Friday, June 20, 2008

I've been staying at Jenni's place for the last few days since Lois and Milton are out of town. Essie went with them while Lou stayed at the house to take care of Reggie. It's been one of the best weeks of my life.
My family has always prided itself on how much stuff we have and how much money we make, and I always felt a little out of place inside that kind of world. Lou is going to be a lawyer because he likes the paycheck; the fact that he has done really well in law school is just an after thought. Essie wants to go into business for pretty much the same reason, and I am 20 years old and still am unsure about what I want to do with my life.
That's why I left college. I'm not going to spend 28 k a year just to sit around wondering. I refuse to go into debt while I try to figure my life out. College isn't for everyone. I know this, and I used to feel like a failure for it even though I knew that the decision to leave college, the decision I made, was the right one. I felt like everyone was dissapointed in me and that I was never going to gain their praise again.
Living with Lyndia and Jenni has shown me that all I need is a place to sleep and some embroidery floss to make bracelets. It's not about the house, it's about the people living in it. It's not about the size of your car, it's about how well you drive it. It's not even about how you get your laundry done, as long as your kids are clean.

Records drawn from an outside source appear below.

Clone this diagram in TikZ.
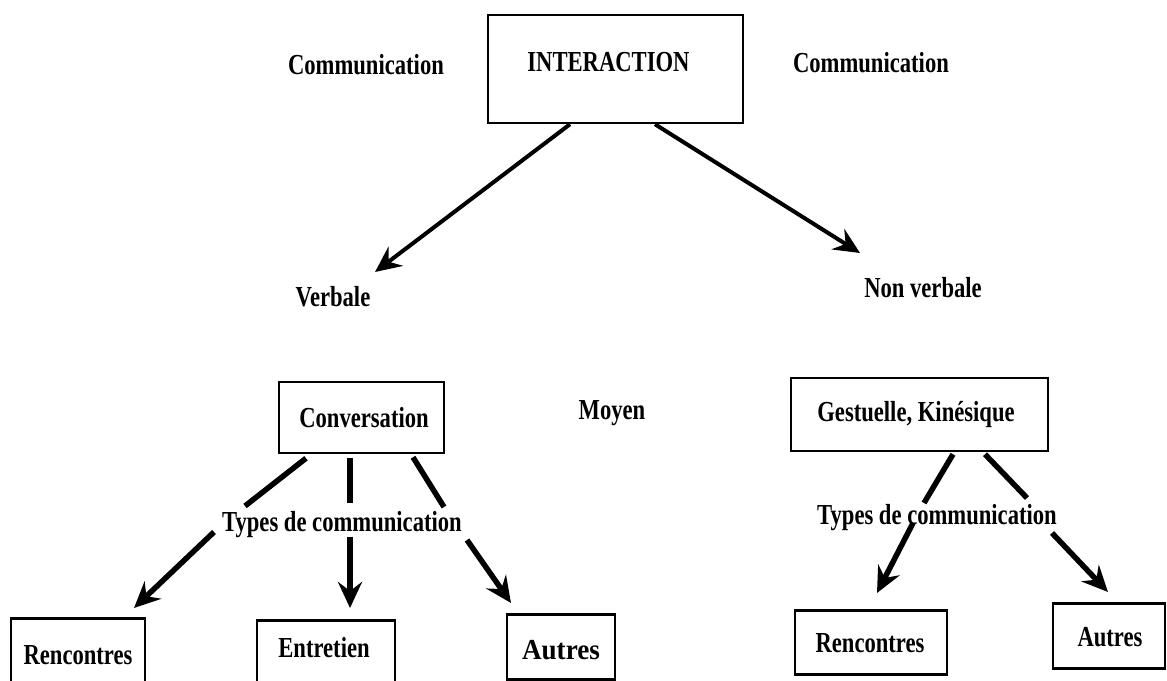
\documentclass[tikz,border=0pt]{standalone}
\usepackage{fontspec}
\setmainfont{Liberation Serif}[FakeStretch=0.78]
\usetikzlibrary{arrows.meta,calc}

\tikzset{
  word/.style={inner sep=0pt, font=\fontsize{29}{33}\selectfont\bfseries},
  framebox/.style={draw, line width=2.5pt, inner sep=0pt},
  link/.style={line width=5.5pt},
  thinlink/.style={line width=4pt},
  tip/.style={-{Stealth[length=26pt,width=24pt,inset=9pt]}},
}

\begin{document}
\begin{tikzpicture}[x=1pt,y=-1pt]
\useasboundingbox (0,0) rectangle (1167,680);
\clip (0,0) rectangle (1167,680);

% top level
\node[framebox, minimum width=255pt, minimum height=108pt] (inter) at (615.5,69) {};
\node[word] (intertxt) at ($(inter.center)+(-7,-7)$) {INTERACTION};
\node[word] (commL) at (366,65) {Communication};
\node[word] (commR) at (871,63) {Communication};
\node[word] (verb) at (333,297) {Verbale};
\node[word] (nonverb) at (923,288) {Non verbale};

\draw[thinlink, tip] ($(inter.south)+(-45.5,0)$) -- ($(verb.center)+(42,-25)$);
\draw[thinlink, tip] ($(inter.south)+(39.5,0)$) -- ($(nonverb.center)+(-63,-35)$);

% verbal branch
\node[framebox, minimum width=165pt, minimum height=71pt] (conv) at (361.5,417.5) {};
\node[word] (convtxt) at ($(conv.center)+(2.5,0)$) {Conversation};
\node[word] (moyen) at (612,413) {Moyen};
\node[word] (types1) at (342,525) {Types de communication};

\node[framebox, minimum width=134pt, minimum height=64pt, anchor=north] (renc1) at (78,617) {};
\node[word] (renc1txt) at ($(renc1.north)+(0,38)$) {Rencontres};
\node[framebox, minimum width=138pt, minimum height=62pt, anchor=north] (entr) at (326,619) {};
\node[word] (entrtxt) at ($(entr.north)+(-2,29)$) {Entretien};
\node[framebox, minimum width=108pt, minimum height=65pt, anchor=north] (autr1) at (561,613) {};
\node[word, xscale=1.2] (autr1txt) at ($(autr1.north)+(0,37)$) {Autres};

\draw[link] ($(conv.south)+(-55.5,4)$) -- ($(types1.center)+(-97,-19)$);
\draw[link] ($(conv.south)+(-11.5,4)$) -- ($(types1.center)+(8,-22)$);
\draw[link] ($(conv.south)+(51.5,3)$) -- ($(types1.center)+(102,-18)$);

\draw[link, tip] ($(types1.center)+(-128,7)$) -- ($(renc1.north)+(56,-9)$);
\draw[link, tip] ($(types1.center)+(8,12)$) -- ($(entr.north)+(24,-11)$);
\draw[link, tip] ($(types1.center)+(125,15)$) -- ($(autr1.north)+(-50,-10)$);

% non-verbal branch
\node[framebox, minimum width=257pt, minimum height=73pt] (gest) at (919.5,414.5) {};
\node[word] (gesttxt) at ($(gest.center)+(-3.5,0.5)$) {Gestuelle, Kinésique};
\node[word] (types2) at (937,518) {Types de communication};

\node[framebox, minimum width=152pt, minimum height=64pt, anchor=north] (renc2) at (871,609) {};
\node[word] (renc2txt) at ($(renc2.north)+(-1,34)$) {Rencontres};
\node[framebox, minimum width=112pt, minimum height=65pt, anchor=north] (autr2) at (1109,602) {};
\node[word] (autr2txt) at ($(autr2.north)+(1,35)$) {Autres};

\draw[link] ($(gest.south)+(33.5,2)$) -- ($(types2.center)+(-13,-15)$);
\draw[link] ($(gest.south)+(65.5,2)$) -- ($(types2.center)+(90,-20)$);

\draw[link, tip] ($(types2.center)+(-24,5)$) -- ($(renc2.north)+(6,-16)$);
\draw[link, tip] ($(types2.center)+(115,15)$) -- ($(autr2.north)+(-1,-10)$);
\end{tikzpicture}
\end{document}
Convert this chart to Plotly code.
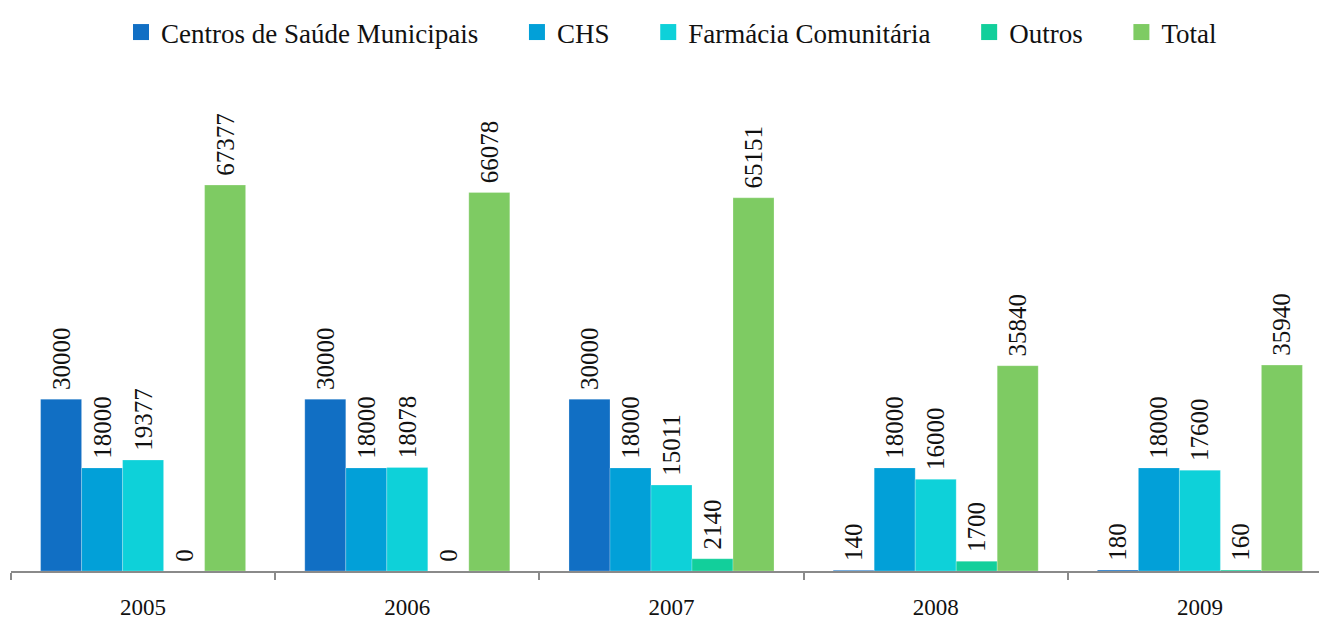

I have gone to sleep every night this week knowing that everything is going to be okay, knowing that when I wake up in the morning I'm going to see ten girls faces looking at me, and even if they aren't all smiling they're still going to be there. They were not dissapointed in me. They loved that I was their counselor, just like they loved that Semona, Lindsey, Emma and Amanda were their counselors too. Working at willoway has shown me that yes, I do want to work with kids, and yes, bus rides can even be fun.